Faculty Appointment(s)
Appointment Type Department Division Rank
Primary  Cell, Developmntl, & Integrative Biology  Cell, Developmntl, & Integrative Biology Professor Emeritus

Biographical Sketch 
Dr. Gerald Fuller, Professor of Cell Biology, received his Ph.D. degree in biology from the University of California at San Diego in 1968 and then carried out postdoctoral studies at the Massachusetts Institute of Technology. In 1970, he was appointed to the faculty of Medicine in the Department of Human Genetics at the University of Texas medical School at Galveston, where he remained from 1970 to 1985 and attained the rank of Professor. Dr. Fuller joined the UAB faculty in 1985 as a Professor of Cell Biology.

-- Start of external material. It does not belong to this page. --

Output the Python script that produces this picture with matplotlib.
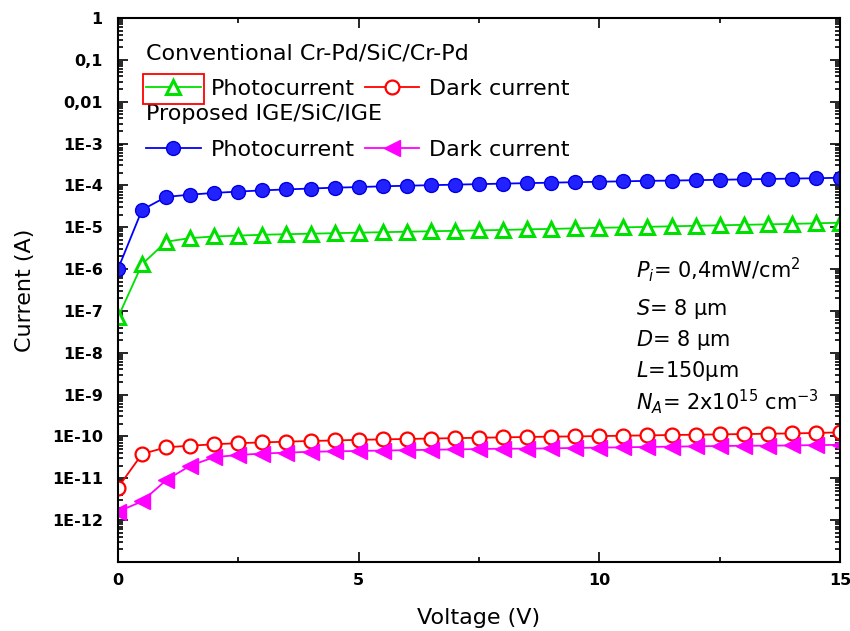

Research/Clinical Interest
The central focus of my laboratory is to understand the molecular details of how plasma protein genes in the liver are regulated. Our model protein, fibrinogen, is the product of three separate genes. Extensive information shows that increased fibrinogen levels may be involved in coronary artery disease, stroke and renal failure; however, many details of how its synthesis is controlled are unknown. We do know that its transcription, translation and assembly is stringently coordinated. Fibrinogen is up-regulated by the cytokine interleukin-6 (IL-6) and glucocorticoids as well as other members of this cytokine family but the specifics of these events have yet to be elucidated. Using primary hepatocytes, we are studying the promoter regions of each gene to identify the IL-6 responsive elements and to isolate, clone and sequence the IL-6 transcription factors. We have cloned the IL-6 signal transducing protein in the liver cell and are studying the intracellular signaling pathway(s) stimulated by IL-6 that leads to upregulating fibrinogen gene transcription. We recently identified a feedback pathway involving fibrin fragments that stimulates both IL-6 expression in leukocytes and fibrinogen biosynthesis directly in hepatocytes. These hepatocyte receptors of the fragments have been identified but not studied. Understanding how this critical molecule is regulated will provide much needed information that will be useful in several human diseases.